- Developer: Metropolis Software House
- Publishers: WW: Metropolis Software House (shareware); POL: CD Projekt; UK: TopWare Interactive;
- Platform: MS-DOS
- Release: March 17, 1997 (shareware)
- Genre: Scrolling shooter
- Mode: Single-player

= Katharsis (video game) =

1997 video game

Katharsis (also known as Blaster!) is a horizontally scrolling shooter from Polish developer Metropolis Software House and published by CD Projekt in 1997.

==Plot==
In the year 2616, a ship leaves Earth and 18 months later the planet loses contact with the vessel.

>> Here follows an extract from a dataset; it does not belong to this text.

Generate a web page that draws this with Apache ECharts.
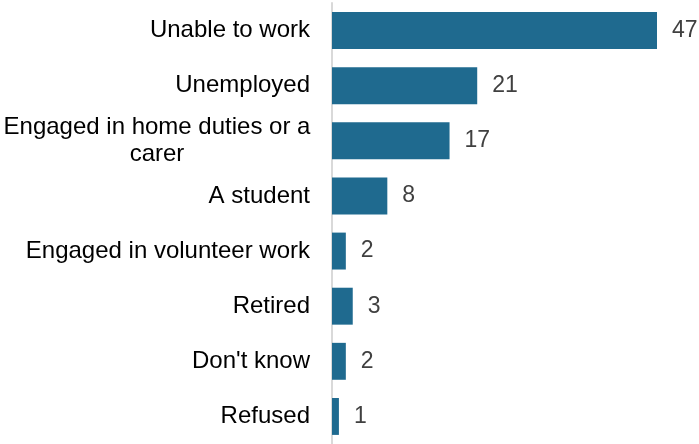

In 4720 AD, Earth is attacked by a foreign ship and the player is one of the few survivors. Their mission is to protect a bomb that will be used to destroy the enemy base.

==Development==
Led by Polish developer Adrian Chmielarz, the team aimed to combine classical mechanisms for scrolling shooters with the increase in capabilities of IBM PC compatibles of the late twentieth century. The Polish premiere of the game took place on March 1, 1997; the game received online and television press and a competition was created. It had a US premiere on June 6, 1997.

==Reception==
Meristation called the graphics and sound "novel". The AV Vault thought the game put more attention into its graphics than its controls. MerixStudio felt the game was surprisingly deep, complex and mysterious, and a notable example of Polish developers entering the side-scrolling market.